/---

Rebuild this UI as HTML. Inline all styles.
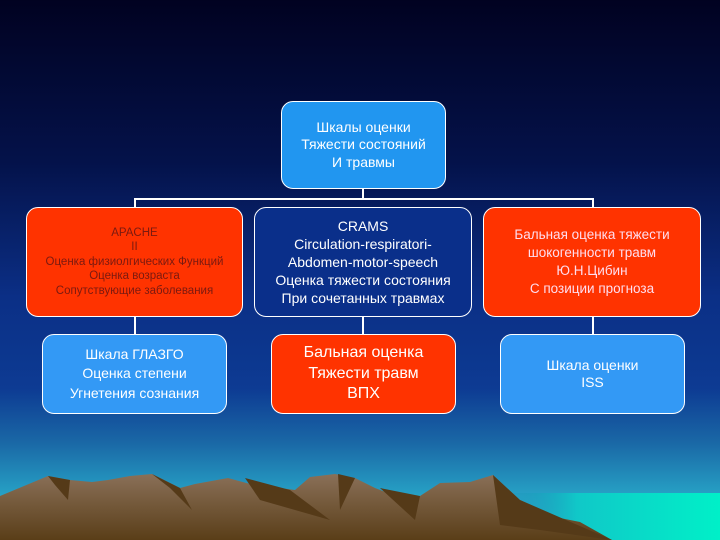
<html><head><style>
body{margin:0;width:720px;height:540px;overflow:hidden;position:relative;font-family:"Liberation Sans",sans-serif;
background:linear-gradient(180deg,#010221 0%,#04124a 30%,#0b2f86 55%,#0d3b93 72%,#1a68a6 82%,#27a3c6 92%,#30b0cc 100%);}
.b{position:absolute;box-sizing:border-box;border:1.5px solid #fff;border-radius:12px;display:flex;align-items:center;justify-content:center;text-align:center;color:#fff;line-height:1.25}
.l{position:absolute;background:#fff}
</style></head><body>
<svg width="720" height="540" style="position:absolute;left:0;top:0">
<defs><linearGradient id="sea" x1="0" x2="1"><stop offset="0" stop-color="#1a7fb0" stop-opacity="0"/><stop offset="0.35" stop-color="#10c8c8"/><stop offset="1" stop-color="#00f0c8"/></linearGradient>
<linearGradient id="m" x1="0" y1="0" x2="0" y2="1"><stop offset="0" stop-color="#8a7058"/><stop offset="1" stop-color="#5a3e18"/></linearGradient></defs>
<rect x="500" y="493" width="220" height="47" fill="url(#sea)"/>
<polygon fill="url(#m)" points="0,496 48,476 70,480 92,482 108,480 130,476 152,474 180,488 195,484 228,478 250,484 295,490 310,477 335,474 355,478 375,488 400,498 420,496 440,483 470,482 493,475 520,500 560,518 580,522 612,540 0,540"/>
<polygon fill="#553a18" points="48,476 70,480 68,500 55,485"/><polygon fill="#553a18" points="152,474 180,488 192,510 170,488"/>
<polygon fill="#553a18" points="245,478 290,490 330,520 260,500"/><polygon fill="#553a18" points="338,474 355,478 340,510"/>
<polygon fill="#553a18" points="380,488 420,496 415,520"/><polygon fill="#553a18" points="493,475 520,500 612,540 540,530 500,525"/>
</svg>
<div class="l" style="left:362px;top:188px;width:2px;height:12px"></div>
<div class="l" style="left:134px;top:198px;width:460px;height:2px"></div>
<div class="l" style="left:134px;top:198px;width:2px;height:10px"></div>
<div class="l" style="left:592px;top:198px;width:2px;height:10px"></div>
<div class="l" style="left:134px;top:316px;width:2px;height:18px"></div>
<div class="l" style="left:362px;top:316px;width:2px;height:18px"></div>
<div class="l" style="left:592px;top:316px;width:2px;height:18px"></div>
<div class="b" style="left:281px;top:101px;width:165px;height:88px;background:#2196f0;font-size:14px">Шкалы оценки<br>Тяжести состояний<br>И травмы</div>
<div class="b" style="left:26px;top:207px;width:217px;height:110px;background:#ff3300;color:#7a1a10;font-size:11.5px">APACHE<br>II<br>Оценка физиолгических Функций<br>Оценка возраста<br>Сопутствующие заболевания</div>
<div class="b" style="left:254px;top:207px;width:218px;height:110px;background:#0a2f8a;font-size:14px;line-height:1.3">CRAMS<br>Circulation-respiratori-<br>Abdomen-motor-speech<br>Оценка тяжести состояния<br>При сочетанных травмах</div>
<div class="b" style="left:483px;top:207px;width:218px;height:110px;background:#ff3300;color:#fde;font-size:13.5px;line-height:1.35">Бальная оценка тяжести<br>шокогенности травм<br>Ю.Н.Цибин<br>С позиции прогноза</div>
<div class="b" style="left:42px;top:334px;width:185px;height:80px;background:#3399f5;font-size:14px;line-height:1.4">Шкала ГЛАЗГО<br>Оценка степени<br>Угнетения сознания</div>
<div class="b" style="left:271px;top:334px;width:185px;height:80px;background:#ff3300;font-size:16px;line-height:1.3">Бальная оценка<br>Тяжести травм<br>ВПХ</div>
<div class="b" style="left:500px;top:334px;width:185px;height:80px;background:#3399f5;font-size:14px">Шкала оценки<br>ISS</div>
</body></html>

\---

SHORT TASK
Every line should be retyped exactly, with the pictures omitted.

SOLUTION TO THIS PROBLEM
Rebuild this UI as HTML. Inline all styles.
<html><head><style>
body{margin:0;width:720px;height:540px;overflow:hidden;position:relative;font-family:"Liberation Sans",sans-serif;
background:linear-gradient(180deg,#010221 0%,#04124a 30%,#0b2f86 55%,#0d3b93 72%,#1a68a6 82%,#27a3c6 92%,#30b0cc 100%);}
.b{position:absolute;box-sizing:border-box;border:1.5px solid #fff;border-radius:12px;display:flex;align-items:center;justify-content:center;text-align:center;color:#fff;line-height:1.25}
.l{position:absolute;background:#fff}
</style></head><body>
<svg width="720" height="540" style="position:absolute;left:0;top:0">
<defs><linearGradient id="sea" x1="0" x2="1"><stop offset="0" stop-color="#1a7fb0" stop-opacity="0"/><stop offset="0.35" stop-color="#10c8c8"/><stop offset="1" stop-color="#00f0c8"/></linearGradient>
<linearGradient id="m" x1="0" y1="0" x2="0" y2="1"><stop offset="0" stop-color="#8a7058"/><stop offset="1" stop-color="#5a3e18"/></linearGradient></defs>
<rect x="500" y="493" width="220" height="47" fill="url(#sea)"/>
<polygon fill="url(#m)" points="0,496 48,476 70,480 92,482 108,480 130,476 152,474 180,488 195,484 228,478 250,484 295,490 310,477 335,474 355,478 375,488 400,498 420,496 440,483 470,482 493,475 520,500 560,518 580,522 612,540 0,540"/>
<polygon fill="#553a18" points="48,476 70,480 68,500 55,485"/><polygon fill="#553a18" points="152,474 180,488 192,510 170,488"/>
<polygon fill="#553a18" points="245,478 290,490 330,520 260,500"/><polygon fill="#553a18" points="338,474 355,478 340,510"/>
<polygon fill="#553a18" points="380,488 420,496 415,520"/><polygon fill="#553a18" points="493,475 520,500 612,540 540,530 500,525"/>
</svg>
<div class="l" style="left:362px;top:188px;width:2px;height:12px"></div>
<div class="l" style="left:134px;top:198px;width:460px;height:2px"></div>
<div class="l" style="left:134px;top:198px;width:2px;height:10px"></div>
<div class="l" style="left:592px;top:198px;width:2px;height:10px"></div>
<div class="l" style="left:134px;top:316px;width:2px;height:18px"></div>
<div class="l" style="left:362px;top:316px;width:2px;height:18px"></div>
<div class="l" style="left:592px;top:316px;width:2px;height:18px"></div>
<div class="b" style="left:281px;top:101px;width:165px;height:88px;background:#2196f0;font-size:14px">Шкалы оценки<br>Тяжести состояний<br>И травмы</div>
<div class="b" style="left:26px;top:207px;width:217px;height:110px;background:#ff3300;color:#7a1a10;font-size:11.5px">APACHE<br>II<br>Оценка физиолгических Функций<br>Оценка возраста<br>Сопутствующие заболевания</div>
<div class="b" style="left:254px;top:207px;width:218px;height:110px;background:#0a2f8a;font-size:14px;line-height:1.3">CRAMS<br>Circulation-respiratori-<br>Abdomen-motor-speech<br>Оценка тяжести состояния<br>При сочетанных травмах</div>
<div class="b" style="left:483px;top:207px;width:218px;height:110px;background:#ff3300;color:#fde;font-size:13.5px;line-height:1.35">Бальная оценка тяжести<br>шокогенности травм<br>Ю.Н.Цибин<br>С позиции прогноза</div>
<div class="b" style="left:42px;top:334px;width:185px;height:80px;background:#3399f5;font-size:14px;line-height:1.4">Шкала ГЛАЗГО<br>Оценка степени<br>Угнетения сознания</div>
<div class="b" style="left:271px;top:334px;width:185px;height:80px;background:#ff3300;font-size:16px;line-height:1.3">Бальная оценка<br>Тяжести травм<br>ВПХ</div>
<div class="b" style="left:500px;top:334px;width:185px;height:80px;background:#3399f5;font-size:14px">Шкала оценки<br>ISS</div>
</body></html>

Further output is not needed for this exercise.